If you can change your mindset around that, your decisiveness will also increase.
To be a PR strategic thinker, you need to be decisive, fast, and finished.
This is one of the hardest ones for me for two reasons: I want everyone to have a voice and I have a strong, innate need to be liked.
It is impossible to have complete consensus (anyone who has planned an event knows you will never make everyone happy), but a PR strategic thinker will listen to all sides, assess the risks, bring tough issues out in conversation, and figure out where the balance is.
From a PR perspective, we do this nearly every day. We know how to communicate with different stakeholders and how to turn brand detractors into loyalists.
Now take that talent and turn it inward. How can you align the team you lead or the client’s organization or even your executive team?
To be a PR strategic thinker, stop being fearful and use your communication skills to align your teams.
One of my favorite sayings is, “It doesn’t matter if you fall, but in how you get up when you do.”
During the Great Recession, I had that taped to my wall and I looked at it every day.
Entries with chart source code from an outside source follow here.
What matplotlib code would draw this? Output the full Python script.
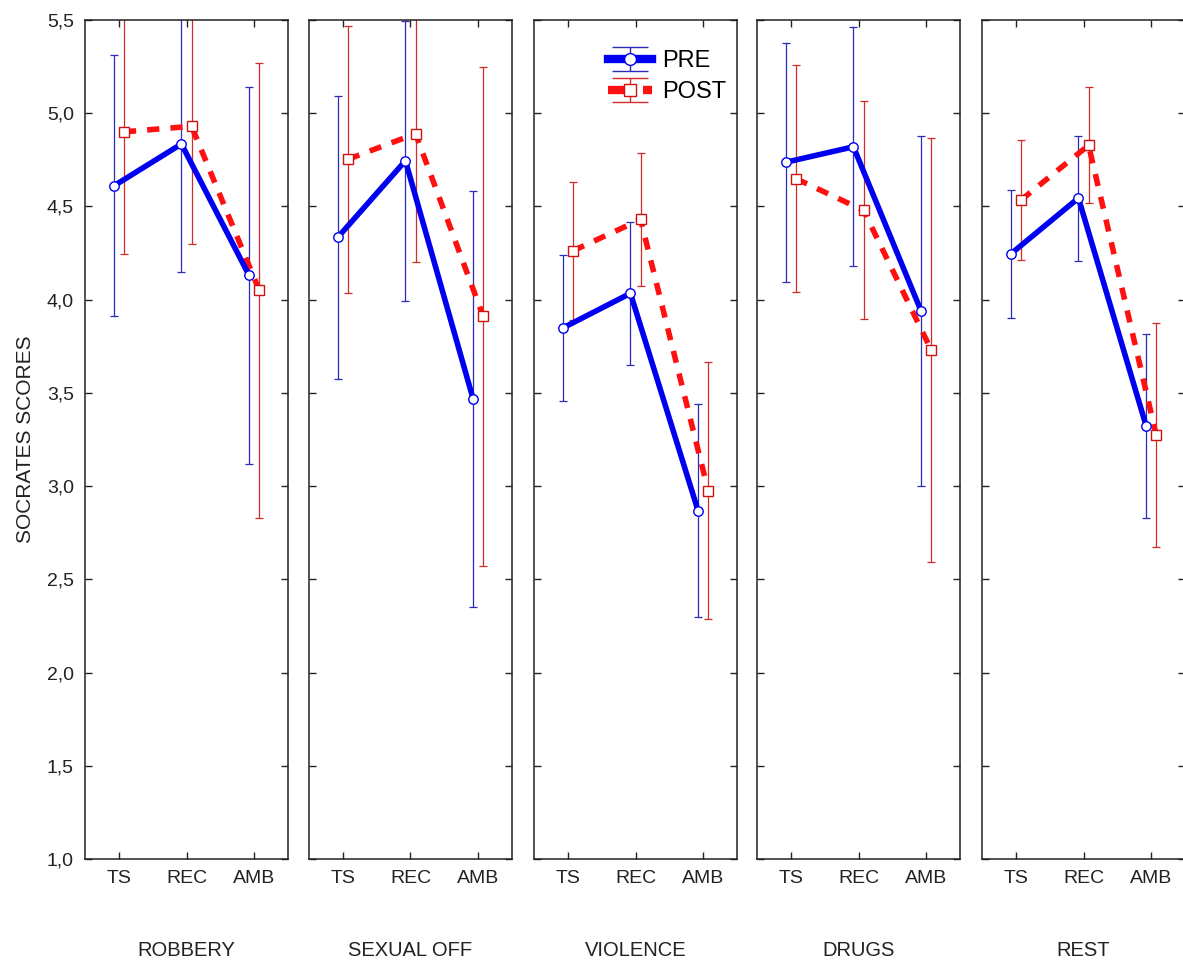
import matplotlib
matplotlib.use('Agg')
import matplotlib.pyplot as plt
from matplotlib.ticker import FuncFormatter
from matplotlib.legend_handler import HandlerErrorbar
from matplotlib.container import ErrorbarContainer
import numpy as np

plt.rcParams['font.family'] = ['Liberation Sans', 'DejaVu Sans']

groups = ['ROBBERY', 'SEXUAL OFF', 'VIOLENCE', 'DRUGS', 'REST']
conditions = ['TS', 'REC', 'AMB']

# means and error bar half widths, one row per group (TS, REC, AMB)
pre_mean = [[4.61, 4.835, 4.13],
            [4.334, 4.745, 3.468],
            [3.848, 4.034, 2.868],
            [4.737, 4.82, 3.939],
            [4.245, 4.545, 3.324]]
pre_err = [[0.70, 0.685, 1.01],
           [0.76, 0.75, 1.117],
           [0.39, 0.385, 0.57],
           [0.64, 0.64, 0.94],
           [0.345, 0.335, 0.494]]
post_mean = [[4.90, 4.93, 4.05],
             [4.753, 4.89, 3.91],
             [4.262, 4.43, 2.975],
             [4.649, 4.479, 3.73],
             [4.534, 4.828, 3.274]]
post_err = [[0.655, 0.63, 1.22],
            [0.717, 0.69, 1.34],
            [0.37, 0.355, 0.69],
            [0.61, 0.585, 1.136],
            [0.32, 0.31, 0.60]]

W, H = 1183, 961
fig = plt.figure(figsize=(W / 100, H / 100), dpi=100)

blue = '#0000f0'
blue_bar = '#2a2abb'
red = '#ff1010'
red_bar = '#d42a2a'
ink = '#222222'

lefts = [85, 309, 534, 757, 982]
x = np.arange(3)
off = 0.075
post_dash = (0, (2.2, 2.0))

axes = []
for i, name in enumerate(groups):
    ax = fig.add_axes([lefts[i] / W, 1 - 859 / H, 203 / W, 839 / H])
    axes.append(ax)

    ax.errorbar(x - off, pre_mean[i], yerr=pre_err[i], fmt='none',
                ecolor=blue_bar, elinewidth=0.9, capsize=2.7, capthick=0.9, zorder=2)
    ax.errorbar(x + off, post_mean[i], yerr=post_err[i], fmt='none',
                ecolor=red_bar, elinewidth=0.9, capsize=2.7, capthick=0.9, zorder=2)
    ax.plot(x - off, pre_mean[i], color=blue, lw=4, marker='o', ms=6.8,
            mfc='white', mec=blue, mew=1.0, zorder=4, solid_capstyle='round')
    ax.plot(x + off, post_mean[i], color=red, lw=4, ls=post_dash,
            marker='s', ms=6.5, mfc='white', mec='#d01010', mew=1.0, zorder=3)

    ax.set_xlim(-0.5, 2.5)
    ax.set_ylim(1.0, 5.5)
    ax.set_xticks(x)
    ax.set_xticklabels(conditions)
    ax.set_yticks(np.arange(1.0, 5.51, 0.5))
    ax.tick_params(direction='in', top=True, right=True, length=5, width=1,
                   labelsize=14, pad=8, colors=ink)
    ax.yaxis.set_major_formatter(FuncFormatter(lambda v, p: f'{v:.1f}'.replace('.', ',')))
    if i > 0:
        ax.tick_params(labelleft=False)
    for s in ax.spines.values():
        s.set_linewidth(1.1)
        s.set_color(ink)
    ax.set_xlabel(name, fontsize=14.5, labelpad=39, color=ink)

    if i == 2:
        # proxies for the legend only (nan data, nothing drawn)
        pre_h = ax.errorbar([np.nan], [np.nan], yerr=[0.1], fmt='-o', color=blue, lw=6,
                            ms=8.5, mfc='white', mec=blue, mew=1.0, ecolor=blue_bar,
                            elinewidth=1.0, capsize=13, capthick=1.0)
        post_h = ax.errorbar([np.nan], [np.nan], yerr=[0.1], fmt='s', color=red, lw=6,
                             ls=post_dash, ms=8.5, mfc='white', mec='#d01010', mew=1.0,
                             ecolor=red_bar, elinewidth=1.0, capsize=13, capthick=1.0)
        ax.legend([pre_h, post_h], ['PRE', 'POST'],
                  handler_map={ErrorbarContainer: HandlerErrorbar(yerr_size=0.5)},
                  loc='upper right', bbox_to_anchor=((726 - 534) / 203, 1 - (50 - 20) / 839),
                  frameon=False, fontsize=17, handlelength=1.86, handletextpad=0.42,
                  labelspacing=0.38, borderpad=0, borderaxespad=0)

axes[0].set_ylabel('SOCRATES SCORES', fontsize=15, color=ink)
axes[0].yaxis.set_label_coords(-0.245, 0.5)

fig.savefig('out.png', dpi=100)
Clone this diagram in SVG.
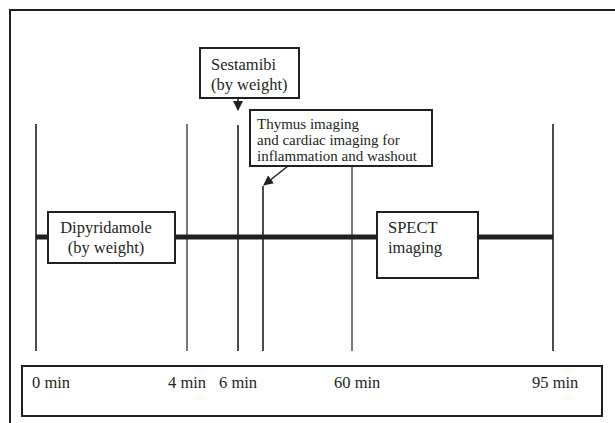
<svg xmlns="http://www.w3.org/2000/svg" width="615" height="423" viewBox="0 0 615 423" font-family="Liberation Serif, Times New Roman, DejaVu Serif, serif">
<style>
text{font-family:'Liberation Serif','Times New Roman','DejaVu Serif',serif;font-size:16.5px;fill:#231f20}
.sm{font-size:15px}
.box{fill:#fff;stroke:#231f20;stroke-width:2}
.v{stroke:#231f20;stroke-width:1.6;fill:none}
.vt{stroke:#231f20;stroke-width:1.2;fill:none}
</style>
<defs>
<marker id="ah" viewBox="0 0 10 10" refX="9" refY="5" markerWidth="10" markerHeight="10" markerUnits="userSpaceOnUse" orient="auto">
<path d="M0,0 L10,5 L0,10 Z" fill="#231f20"/>
</marker>
</defs>
<rect width="615" height="423" fill="#fff"/>
<path d="M10,424 V10 H616" fill="none" stroke="#231f20" stroke-width="2"/>
<g id="connectors">
<line class="v" x1="36" y1="124" x2="36" y2="351"/>
<line class="vt" x1="187" y1="124" x2="187" y2="351"/>
<line class="v" x1="238" y1="125" x2="238" y2="351"/>
<line class="v" x1="263" y1="186" x2="263" y2="351"/>
<line class="vt" x1="352" y1="166" x2="352" y2="351"/>
<line class="v" x1="553" y1="124" x2="553" y2="351"/>
<line x1="36" y1="237" x2="553" y2="237" stroke="#231f20" stroke-width="5"/>
<line x1="238" y1="98" x2="238" y2="110" stroke="#231f20" stroke-width="1.5" marker-end="url(#ah)"/>
<line x1="288" y1="166" x2="264" y2="185" stroke="#231f20" stroke-width="1.5" marker-end="url(#ah)"/>
</g>
<g id="sestamibi">
<rect class="box" x="200" y="48" width="99" height="50"/>
<text x="211" y="70">Sestamibi</text>
<text x="211" y="90">(by weight)</text>
</g>
<g id="thymus">
<rect class="box" x="250" y="110" width="182" height="56"/>
<text class="sm" x="257" y="129">Thymus imaging</text>
<text class="sm" x="257" y="145">and cardiac imaging for</text>
<text class="sm" x="257" y="161">inflammation and washout</text>
</g>
<g id="dipyridamole">
<rect class="box" x="48" y="212" width="127" height="51"/>
<text x="106" y="233" text-anchor="middle">Dipyridamole</text>
<text x="106" y="253" text-anchor="middle">(by weight)</text>
</g>
<g id="spect">
<rect class="box" x="377" y="212" width="101" height="66"/>
<text x="388" y="233">SPECT</text>
<text x="388" y="253">imaging</text>
</g>
<g id="timeaxis">
<rect class="box" x="22" y="366" width="580" height="50"/>
<text x="32" y="388">0 min</text>
<text x="168" y="388">4 min</text>
<text x="219" y="388">6 min</text>
<text x="334" y="388">60 min</text>
<text x="532" y="388">95 min</text>
</g>
</svg>
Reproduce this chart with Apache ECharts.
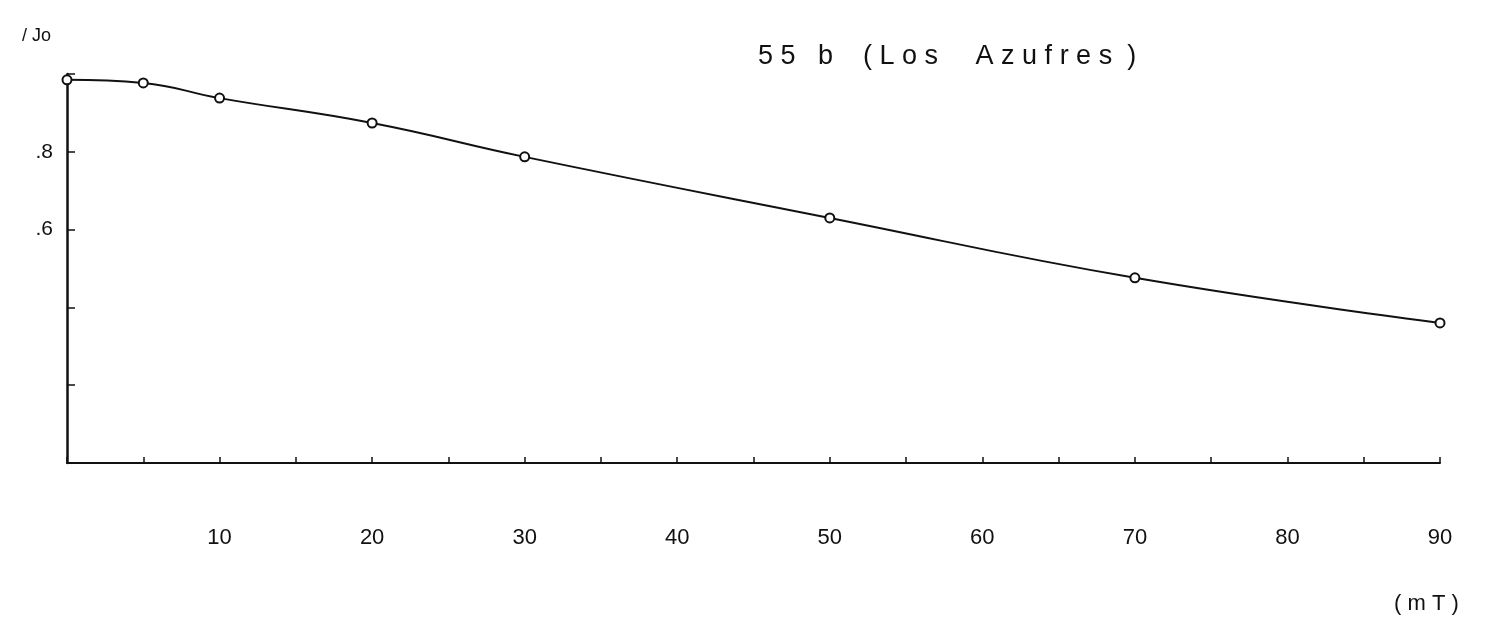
<!DOCTYPE html>
<html>
<head>
<meta charset="utf-8">
<title>55 b (Los Azufres)</title>
<script src="https://cdn.jsdelivr.net/npm/echarts@6/dist/echarts.min.js"></script>
<style>
  html, body { margin: 0; padding: 0; background: #fff; }
  #chart { width: 1486px; height: 634px; }
</style>
</head>
<body>
<div id="chart"></div>
<script>
// demagnetisation field (mT) and remaining intensity J/Jo
const fieldValues = [0, 5, 10, 20, 30, 50, 70, 90];
const intensityValues = [0.985, 0.977, 0.938, 0.874, 0.787, 0.63, 0.476, 0.36];
const xTickLabels = [10, 20, 30, 40, 50, 60, 70, 80, 90];
const yTickLabels = { 0.8: '.8', 0.6: '.6' };

const chart = echarts.init(document.getElementById('chart'));
const font = 'Liberation Sans, Arial, sans-serif';

chart.setOption({
  animation: false,
  backgroundColor: '#ffffff',
  grid: { left: 67, right: 46, top: 74, bottom: 171 },
  title: {
    text: '5 5   b    ( L o s     A z u f r e s  )',
    left: 758,
    top: 43,
    padding: 0,
    textStyle: { fontFamily: font, fontSize: 27, fontWeight: 'normal', color: '#111' }
  },
  graphic: [
    {
      type: 'text',
      left: 22,
      top: 27,
      style: { text: '/ Jo', font: '18px ' + font, fill: '#111' }
    },
    {
      type: 'text',
      left: 1394,
      top: 593,
      style: { text: '( m T )', font: '22px ' + font, fill: '#111' }
    }
  ],
  xAxis: {
    type: 'value',
    min: 0,
    max: 90,
    interval: 5,
    axisLine: { lineStyle: { color: '#111', width: 2 } },
    axisTick: { inside: true, length: 6, lineStyle: { color: '#111', width: 1.5 } },
    splitLine: { show: false },
    axisLabel: {
      margin: 64,
      fontFamily: font,
      fontSize: 22,
      color: '#111',
      formatter: v => (xTickLabels.includes(v) ? String(v) : '')
    }
  },
  yAxis: {
    type: 'value',
    min: 0,
    max: 1,
    interval: 0.2,
    axisLine: { show: true, lineStyle: { color: '#111', width: 2.5 } },
    axisTick: { show: true, inside: true, length: 8, lineStyle: { color: '#111', width: 1.5 } },
    splitLine: { show: false },
    axisLabel: {
      margin: 14,
      fontFamily: font,
      fontSize: 21,
      color: '#111',
      formatter: v => yTickLabels[Math.round(v * 10) / 10] || ''
    }
  },
  series: [
    {
      type: 'line',
      data: fieldValues.map((f, i) => [f, intensityValues[i]]),
      smooth: 0.45,
      symbol: 'circle',
      symbolSize: 9,
      itemStyle: { color: '#fff', borderColor: '#111', borderWidth: 2 },
      lineStyle: { color: '#111', width: 2 }
    }
  ]
});
</script>
</body>
</html>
To say I learned a ton in that three-year period is putting it mildly.
Because of that (and other mistakes I’ve made), I’m a big believer in failing if you learn something from it.
To be a PR strategic thinker, you have to fail so you can learn. It’s the only way to do work on the other five habits.
How Do You Work on Being a PR Strategic Thinker?
So there you have it…a complete look at the habits you can develop to become a PR strategic thinker.
Now it’s your turn.
What habits do you have that lead to your being a strategic thinker?
How can you help others who are told they need to be more strategic, but have no idea what that means?